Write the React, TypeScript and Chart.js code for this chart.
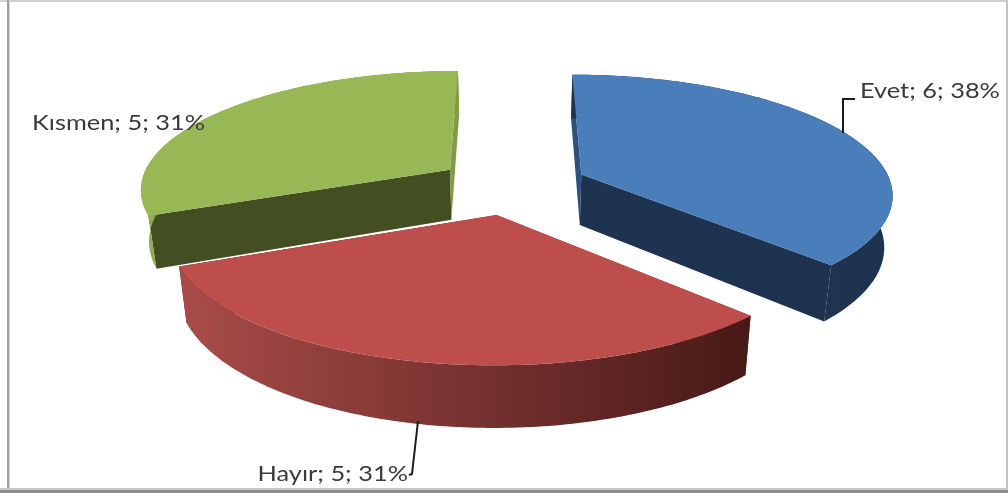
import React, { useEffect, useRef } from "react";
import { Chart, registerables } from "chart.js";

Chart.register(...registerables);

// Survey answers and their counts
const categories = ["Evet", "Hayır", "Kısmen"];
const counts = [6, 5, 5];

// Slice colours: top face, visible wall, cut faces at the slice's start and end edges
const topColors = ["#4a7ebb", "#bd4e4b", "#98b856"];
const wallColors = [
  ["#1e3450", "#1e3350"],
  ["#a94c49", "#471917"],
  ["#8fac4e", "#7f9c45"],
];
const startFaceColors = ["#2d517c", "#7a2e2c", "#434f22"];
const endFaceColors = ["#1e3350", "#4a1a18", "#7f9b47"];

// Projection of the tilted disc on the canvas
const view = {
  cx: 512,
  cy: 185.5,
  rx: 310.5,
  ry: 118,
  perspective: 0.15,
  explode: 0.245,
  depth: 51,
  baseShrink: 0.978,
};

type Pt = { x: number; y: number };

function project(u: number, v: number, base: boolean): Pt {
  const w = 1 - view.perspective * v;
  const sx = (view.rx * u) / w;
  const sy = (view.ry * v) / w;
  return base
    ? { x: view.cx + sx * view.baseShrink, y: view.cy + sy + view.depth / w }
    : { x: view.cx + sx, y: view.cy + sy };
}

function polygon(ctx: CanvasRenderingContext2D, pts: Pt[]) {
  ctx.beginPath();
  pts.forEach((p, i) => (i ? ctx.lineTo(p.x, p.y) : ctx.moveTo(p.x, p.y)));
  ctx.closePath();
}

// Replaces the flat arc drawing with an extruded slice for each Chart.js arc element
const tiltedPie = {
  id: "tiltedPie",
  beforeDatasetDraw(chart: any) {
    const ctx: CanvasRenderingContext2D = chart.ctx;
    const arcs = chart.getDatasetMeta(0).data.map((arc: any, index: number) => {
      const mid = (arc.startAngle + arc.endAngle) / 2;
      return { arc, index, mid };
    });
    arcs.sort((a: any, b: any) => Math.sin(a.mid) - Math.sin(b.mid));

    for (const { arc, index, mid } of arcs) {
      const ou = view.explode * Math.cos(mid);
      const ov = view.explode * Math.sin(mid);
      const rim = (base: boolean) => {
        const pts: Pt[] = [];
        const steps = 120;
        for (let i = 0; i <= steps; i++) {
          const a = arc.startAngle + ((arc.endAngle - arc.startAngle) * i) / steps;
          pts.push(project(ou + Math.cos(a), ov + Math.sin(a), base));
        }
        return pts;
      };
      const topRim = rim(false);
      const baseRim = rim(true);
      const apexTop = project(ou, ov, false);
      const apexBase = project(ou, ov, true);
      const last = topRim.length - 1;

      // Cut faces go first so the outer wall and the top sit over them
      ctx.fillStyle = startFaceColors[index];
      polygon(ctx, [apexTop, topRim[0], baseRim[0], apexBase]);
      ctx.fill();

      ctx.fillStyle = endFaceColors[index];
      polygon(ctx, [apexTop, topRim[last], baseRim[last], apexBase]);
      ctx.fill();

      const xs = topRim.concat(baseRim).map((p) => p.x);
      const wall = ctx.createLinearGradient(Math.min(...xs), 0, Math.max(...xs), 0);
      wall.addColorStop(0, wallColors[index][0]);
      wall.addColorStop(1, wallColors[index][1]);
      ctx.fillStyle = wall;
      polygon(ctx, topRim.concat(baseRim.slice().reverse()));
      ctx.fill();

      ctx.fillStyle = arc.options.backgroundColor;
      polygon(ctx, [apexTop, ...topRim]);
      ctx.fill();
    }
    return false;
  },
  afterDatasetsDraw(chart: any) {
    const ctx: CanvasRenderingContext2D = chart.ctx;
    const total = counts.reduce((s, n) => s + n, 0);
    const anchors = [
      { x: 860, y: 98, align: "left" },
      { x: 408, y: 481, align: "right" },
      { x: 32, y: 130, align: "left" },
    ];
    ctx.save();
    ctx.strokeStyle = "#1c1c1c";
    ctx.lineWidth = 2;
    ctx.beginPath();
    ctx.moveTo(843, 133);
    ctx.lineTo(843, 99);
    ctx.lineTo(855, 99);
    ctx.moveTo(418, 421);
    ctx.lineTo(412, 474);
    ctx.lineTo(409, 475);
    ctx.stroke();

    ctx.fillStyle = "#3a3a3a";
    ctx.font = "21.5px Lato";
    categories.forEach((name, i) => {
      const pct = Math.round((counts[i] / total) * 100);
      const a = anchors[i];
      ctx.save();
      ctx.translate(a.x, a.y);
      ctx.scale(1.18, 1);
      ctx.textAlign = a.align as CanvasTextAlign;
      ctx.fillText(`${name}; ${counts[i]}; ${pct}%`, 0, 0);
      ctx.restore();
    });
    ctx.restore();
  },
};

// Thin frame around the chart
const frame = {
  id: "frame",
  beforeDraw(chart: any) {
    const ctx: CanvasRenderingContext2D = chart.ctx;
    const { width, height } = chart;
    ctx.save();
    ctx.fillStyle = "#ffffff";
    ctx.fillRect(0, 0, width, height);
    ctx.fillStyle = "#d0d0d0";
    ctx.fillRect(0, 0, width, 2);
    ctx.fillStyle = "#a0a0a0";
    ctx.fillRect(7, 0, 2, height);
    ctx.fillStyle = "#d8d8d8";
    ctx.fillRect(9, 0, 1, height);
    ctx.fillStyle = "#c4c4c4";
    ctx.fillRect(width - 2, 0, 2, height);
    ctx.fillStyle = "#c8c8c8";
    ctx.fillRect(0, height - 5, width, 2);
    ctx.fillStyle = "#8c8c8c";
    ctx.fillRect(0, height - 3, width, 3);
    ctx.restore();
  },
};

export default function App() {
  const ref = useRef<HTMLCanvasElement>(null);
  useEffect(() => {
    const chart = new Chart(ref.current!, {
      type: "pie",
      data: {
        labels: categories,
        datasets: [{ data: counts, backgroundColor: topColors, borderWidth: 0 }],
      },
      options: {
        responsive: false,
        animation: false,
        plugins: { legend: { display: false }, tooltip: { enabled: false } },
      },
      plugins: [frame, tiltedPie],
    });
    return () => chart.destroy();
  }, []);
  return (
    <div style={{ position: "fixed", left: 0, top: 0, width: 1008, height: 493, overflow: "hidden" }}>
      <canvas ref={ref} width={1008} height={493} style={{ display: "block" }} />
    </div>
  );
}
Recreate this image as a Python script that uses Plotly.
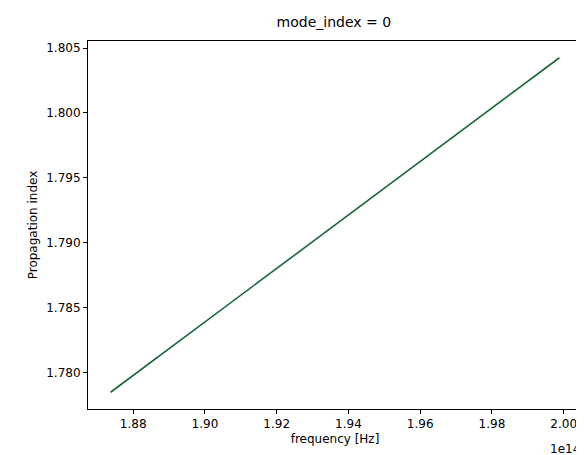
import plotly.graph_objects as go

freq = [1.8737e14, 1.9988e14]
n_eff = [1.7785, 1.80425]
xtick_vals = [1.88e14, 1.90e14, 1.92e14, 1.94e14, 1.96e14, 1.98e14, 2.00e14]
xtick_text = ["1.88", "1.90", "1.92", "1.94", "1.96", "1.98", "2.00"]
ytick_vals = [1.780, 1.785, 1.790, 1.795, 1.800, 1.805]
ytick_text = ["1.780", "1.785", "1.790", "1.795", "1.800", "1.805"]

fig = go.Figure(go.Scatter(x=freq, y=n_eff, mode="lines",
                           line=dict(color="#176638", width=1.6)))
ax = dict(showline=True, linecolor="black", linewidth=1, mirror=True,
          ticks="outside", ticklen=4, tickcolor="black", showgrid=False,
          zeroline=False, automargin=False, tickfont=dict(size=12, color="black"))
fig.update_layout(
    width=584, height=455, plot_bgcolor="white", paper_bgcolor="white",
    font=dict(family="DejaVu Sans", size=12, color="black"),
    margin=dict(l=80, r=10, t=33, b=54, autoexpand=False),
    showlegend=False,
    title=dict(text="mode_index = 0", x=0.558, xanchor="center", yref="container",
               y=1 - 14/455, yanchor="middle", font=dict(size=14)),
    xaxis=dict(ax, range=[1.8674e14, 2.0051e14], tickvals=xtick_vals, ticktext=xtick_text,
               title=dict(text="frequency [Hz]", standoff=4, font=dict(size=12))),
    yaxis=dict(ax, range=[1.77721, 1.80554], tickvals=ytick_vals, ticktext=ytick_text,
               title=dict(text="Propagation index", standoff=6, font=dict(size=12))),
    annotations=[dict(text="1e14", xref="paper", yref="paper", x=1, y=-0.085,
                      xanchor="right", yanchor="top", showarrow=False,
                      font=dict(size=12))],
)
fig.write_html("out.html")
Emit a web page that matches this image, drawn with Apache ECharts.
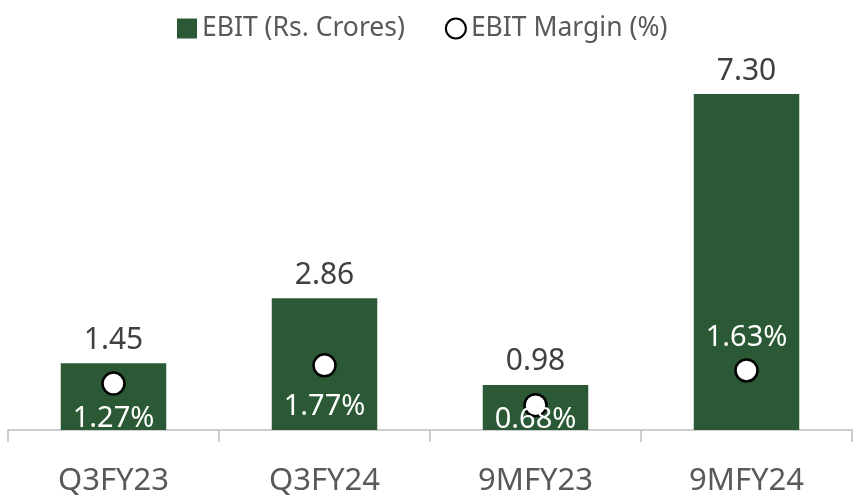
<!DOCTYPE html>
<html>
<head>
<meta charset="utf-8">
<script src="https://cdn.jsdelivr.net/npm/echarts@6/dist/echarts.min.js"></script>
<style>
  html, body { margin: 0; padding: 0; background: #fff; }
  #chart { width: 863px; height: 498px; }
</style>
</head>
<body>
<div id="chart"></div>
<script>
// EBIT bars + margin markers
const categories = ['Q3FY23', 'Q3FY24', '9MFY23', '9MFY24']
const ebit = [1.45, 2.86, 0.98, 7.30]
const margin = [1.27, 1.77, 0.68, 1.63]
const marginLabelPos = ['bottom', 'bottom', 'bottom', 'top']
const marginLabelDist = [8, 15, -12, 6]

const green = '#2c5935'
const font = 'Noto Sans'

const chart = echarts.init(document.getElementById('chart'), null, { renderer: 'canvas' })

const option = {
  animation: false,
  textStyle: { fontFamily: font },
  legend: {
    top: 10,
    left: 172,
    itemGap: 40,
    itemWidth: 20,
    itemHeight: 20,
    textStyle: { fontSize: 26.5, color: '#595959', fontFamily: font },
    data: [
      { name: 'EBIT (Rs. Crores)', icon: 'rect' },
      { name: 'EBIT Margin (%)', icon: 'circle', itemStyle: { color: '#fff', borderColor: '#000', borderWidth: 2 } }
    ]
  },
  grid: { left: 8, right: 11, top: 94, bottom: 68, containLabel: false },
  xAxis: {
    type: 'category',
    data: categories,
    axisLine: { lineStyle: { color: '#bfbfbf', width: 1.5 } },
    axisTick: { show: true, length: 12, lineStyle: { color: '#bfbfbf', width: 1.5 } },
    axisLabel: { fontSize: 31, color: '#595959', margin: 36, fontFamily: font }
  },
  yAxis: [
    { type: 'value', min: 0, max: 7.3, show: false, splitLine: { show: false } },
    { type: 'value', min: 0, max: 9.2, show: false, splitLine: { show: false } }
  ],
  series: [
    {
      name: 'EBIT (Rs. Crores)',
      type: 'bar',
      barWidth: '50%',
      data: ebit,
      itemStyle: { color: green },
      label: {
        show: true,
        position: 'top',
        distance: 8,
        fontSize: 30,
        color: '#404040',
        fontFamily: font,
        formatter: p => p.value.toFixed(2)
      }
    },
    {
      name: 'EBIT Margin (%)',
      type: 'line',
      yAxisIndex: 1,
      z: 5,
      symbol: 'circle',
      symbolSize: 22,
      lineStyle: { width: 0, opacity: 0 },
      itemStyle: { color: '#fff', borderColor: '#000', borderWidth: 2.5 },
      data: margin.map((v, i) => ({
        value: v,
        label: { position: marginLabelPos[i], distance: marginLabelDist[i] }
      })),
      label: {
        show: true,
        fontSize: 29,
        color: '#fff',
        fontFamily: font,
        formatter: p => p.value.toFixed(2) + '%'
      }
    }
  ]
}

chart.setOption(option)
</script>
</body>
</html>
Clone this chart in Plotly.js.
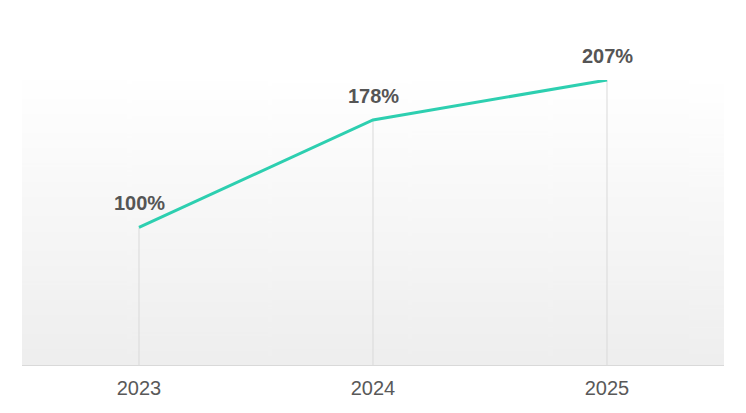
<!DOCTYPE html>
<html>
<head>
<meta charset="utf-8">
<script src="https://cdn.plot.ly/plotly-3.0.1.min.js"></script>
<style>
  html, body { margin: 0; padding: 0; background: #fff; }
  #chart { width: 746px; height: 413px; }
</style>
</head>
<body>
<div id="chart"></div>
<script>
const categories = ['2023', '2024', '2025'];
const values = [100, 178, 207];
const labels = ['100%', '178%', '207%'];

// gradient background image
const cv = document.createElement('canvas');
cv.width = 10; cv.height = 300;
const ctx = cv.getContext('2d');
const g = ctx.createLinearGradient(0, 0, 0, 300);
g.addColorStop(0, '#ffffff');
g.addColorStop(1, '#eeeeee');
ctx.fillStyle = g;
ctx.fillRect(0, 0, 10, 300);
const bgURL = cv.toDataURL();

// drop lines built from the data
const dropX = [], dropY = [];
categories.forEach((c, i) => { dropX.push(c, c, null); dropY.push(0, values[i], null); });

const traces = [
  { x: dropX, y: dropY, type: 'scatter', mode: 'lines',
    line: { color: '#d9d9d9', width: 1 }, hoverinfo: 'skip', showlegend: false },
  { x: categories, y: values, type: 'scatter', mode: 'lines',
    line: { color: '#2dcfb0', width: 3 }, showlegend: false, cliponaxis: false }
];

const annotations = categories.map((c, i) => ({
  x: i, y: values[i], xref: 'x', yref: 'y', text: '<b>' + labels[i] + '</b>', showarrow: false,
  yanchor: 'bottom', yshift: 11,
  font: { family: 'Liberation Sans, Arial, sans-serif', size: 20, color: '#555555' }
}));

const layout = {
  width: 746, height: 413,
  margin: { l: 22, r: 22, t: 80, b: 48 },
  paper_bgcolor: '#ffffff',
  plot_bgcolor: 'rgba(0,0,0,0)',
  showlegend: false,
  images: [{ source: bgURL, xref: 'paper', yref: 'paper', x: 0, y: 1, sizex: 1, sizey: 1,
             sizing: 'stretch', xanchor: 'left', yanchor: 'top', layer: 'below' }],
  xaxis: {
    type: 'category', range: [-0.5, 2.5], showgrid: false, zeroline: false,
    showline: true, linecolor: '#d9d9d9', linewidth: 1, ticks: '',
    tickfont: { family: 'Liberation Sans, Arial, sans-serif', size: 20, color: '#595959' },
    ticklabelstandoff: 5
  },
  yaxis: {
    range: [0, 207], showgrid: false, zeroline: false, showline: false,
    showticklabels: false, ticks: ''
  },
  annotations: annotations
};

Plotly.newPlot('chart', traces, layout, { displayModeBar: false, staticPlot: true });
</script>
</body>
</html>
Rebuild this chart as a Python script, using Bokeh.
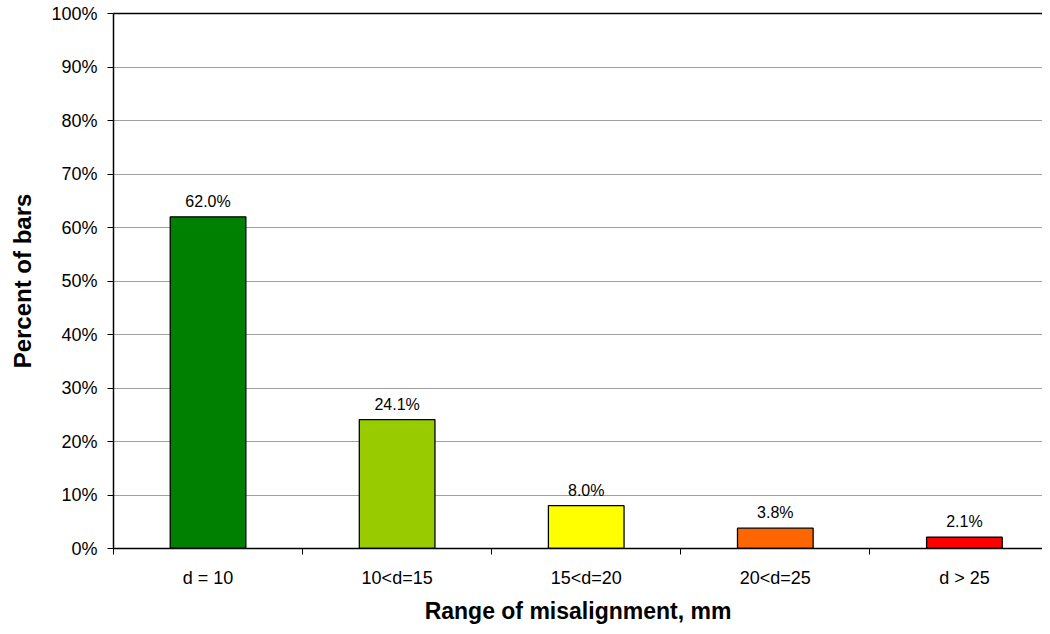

Aim of the task:
Reproduce only the lines running from the beginning of the entries above to the line holding "number; y: number", inclusive. Pictures stay out of the copy.

Written reply:
Write the React, TypeScript and Chart.js code for this chart.
import React, { useEffect, useRef } from "react";
import { Chart, registerables } from "chart.js";

Chart.register(...registerables);

// Survey answers and their counts
const categories = ["Evet", "Hayır", "Kısmen"];
const counts = [6, 5, 5];

// Slice colours: top face, visible wall, cut faces at the slice's start and end edges
const topColors = ["#4a7ebb", "#bd4e4b", "#98b856"];
const wallColors = [
  ["#1e3450", "#1e3350"],
  ["#a94c49", "#471917"],
  ["#8fac4e", "#7f9c45"],
];
const startFaceColors = ["#2d517c", "#7a2e2c", "#434f22"];
const endFaceColors = ["#1e3350", "#4a1a18", "#7f9b47"];

// Projection of the tilted disc on the canvas
const view = {
  cx: 512,
  cy: 185.5,
  rx: 310.5,
  ry: 118,
  perspective: 0.15,
  explode: 0.245,
  depth: 51,
  baseShrink: 0.978,
};

type Pt = { x: number; y: number };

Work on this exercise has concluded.